The consent or agreement of the First Nation as expressed in the 1963 BCR was void because no permit has been issued under section 28(2) of the Indian Act. There was a trespass on reserve land from 1963 to 1970, the extent of which was narrowed by the 1968 permit, since the permit did not authorize use of the headpond lands. However, no lawful obligation flowed from this trespass because the 1970 agreement compensated for losses and damages arising from the project.

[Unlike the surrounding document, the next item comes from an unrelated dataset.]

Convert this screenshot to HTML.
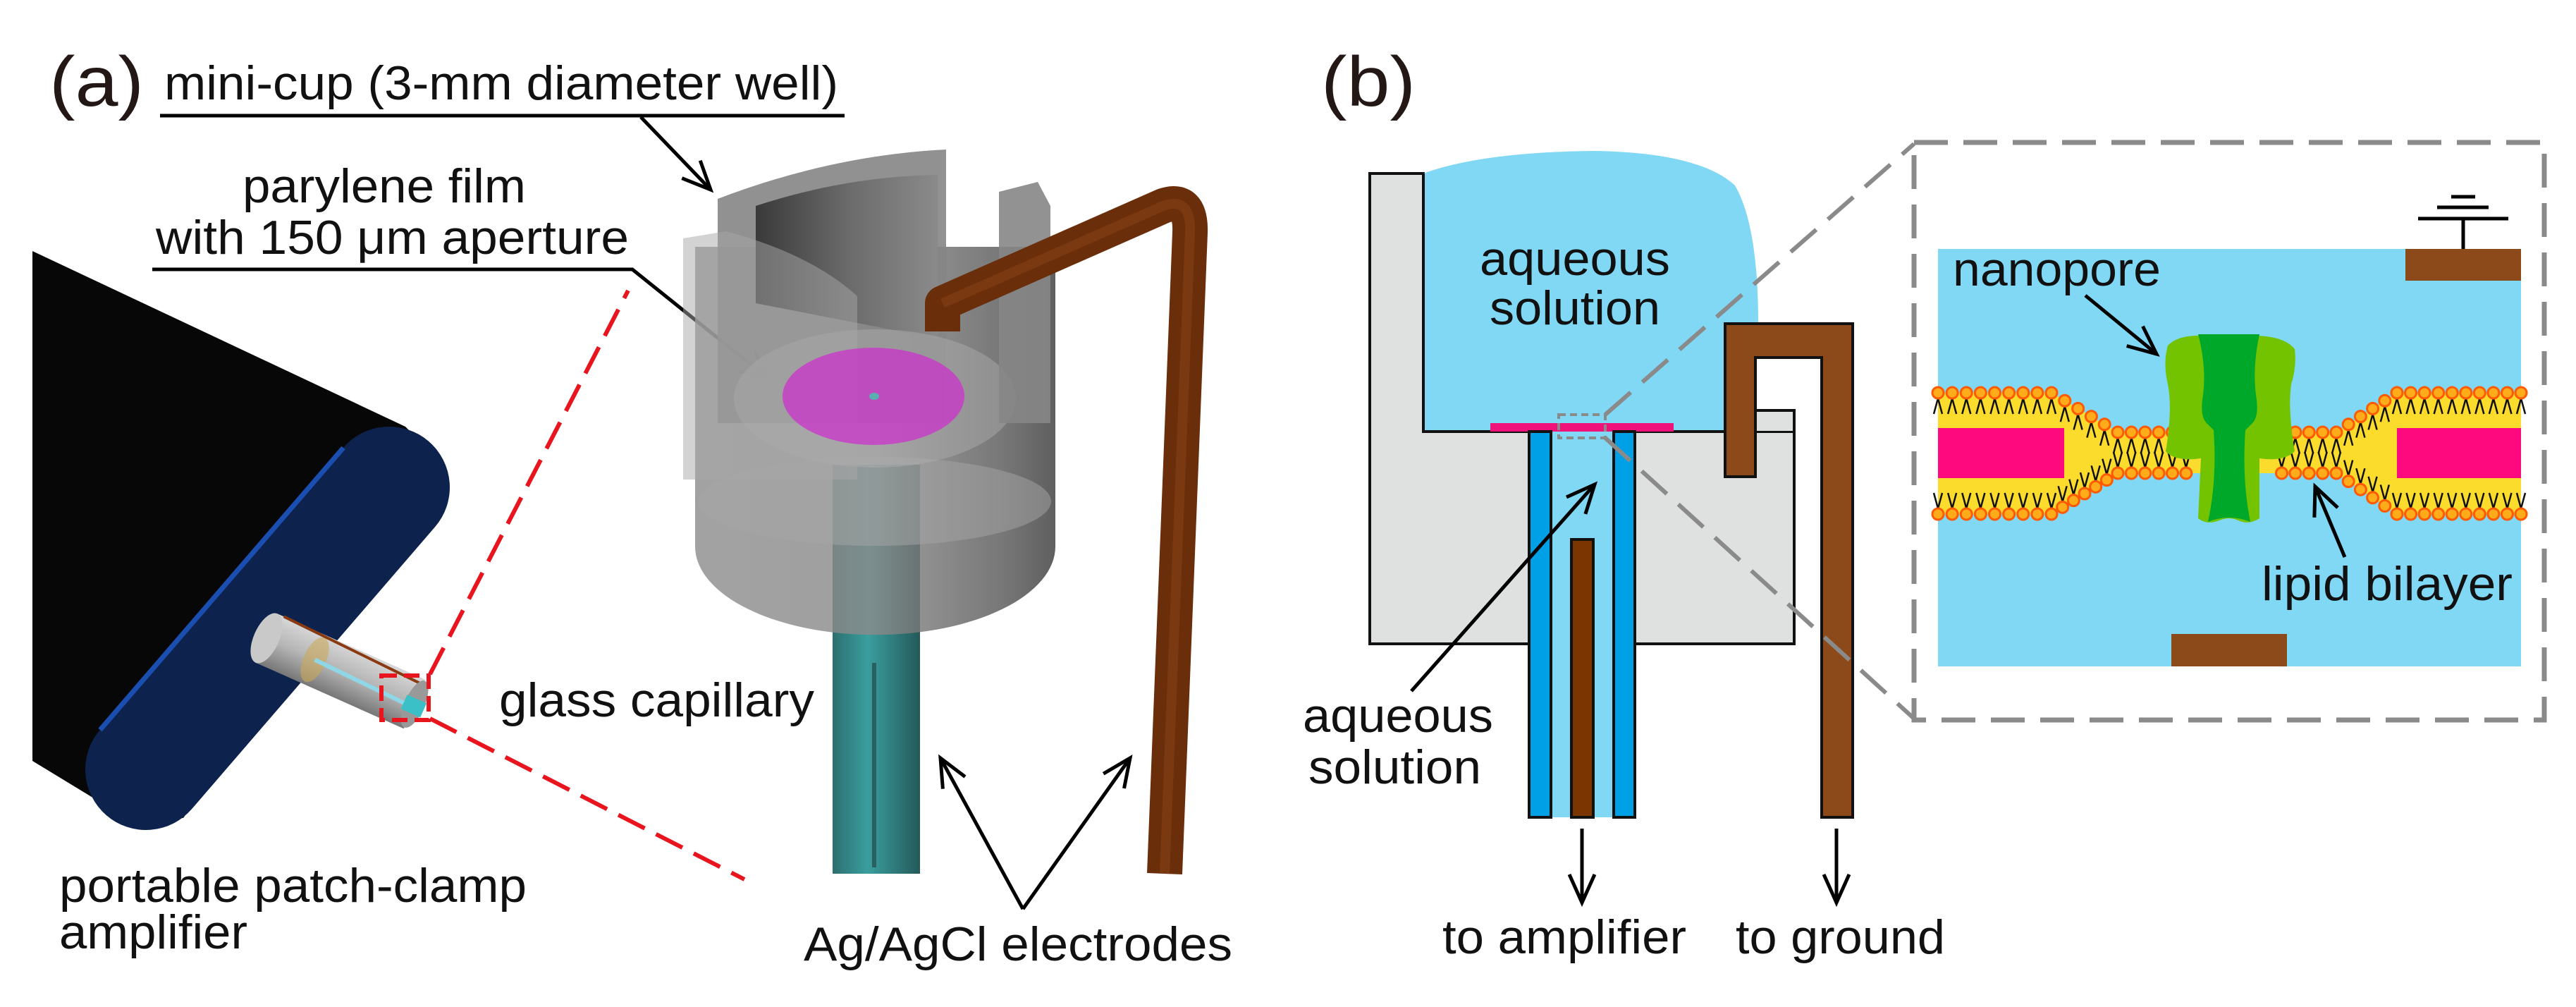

Regard must be had to the twin principles of autonomy and protection in dealing with the disposition of Indian interests in reserve land. Although the Crown has a statutory and fiduciary duty to protect Indian bands from unlawful dispositions, the autonomy of the band to make decisions regarding its land and resources must be respected. Different levels of autonomy and protection apply, depending on the nature of the rights granted. Accordingly, the ICC concluded that Canada discharged its fiduciary obligations to the First Nation. Canada ensured that the First Nation was fully informed and received expert advice. Canada was also a strong advocate in obtaining significant commitments from the NBWA, notwithstanding its own concerns regarding the nature and extent of the First Nation's interest in the fishery. Canada's representatives had no conflicting interests or inappropriate motives that would have "tainted" the dealings. Since the First Nation did not cede its decision-making power to Canada, its decision should be honoured and respected. Moreover, the 1970 agreement was not foolish, improvident, or exploitative such that Canada should have withheld its consent. In the result, the Commission recommended that the First Nation's claim not be accepted for negotiation under the Specific Claims Policy.

Response: The First Nation has requested that the Commission reconsider its findings. After revisiting the community and conducting additional research, the Commission confirmed that the government has no outstanding lawful obligation in relation to this claim.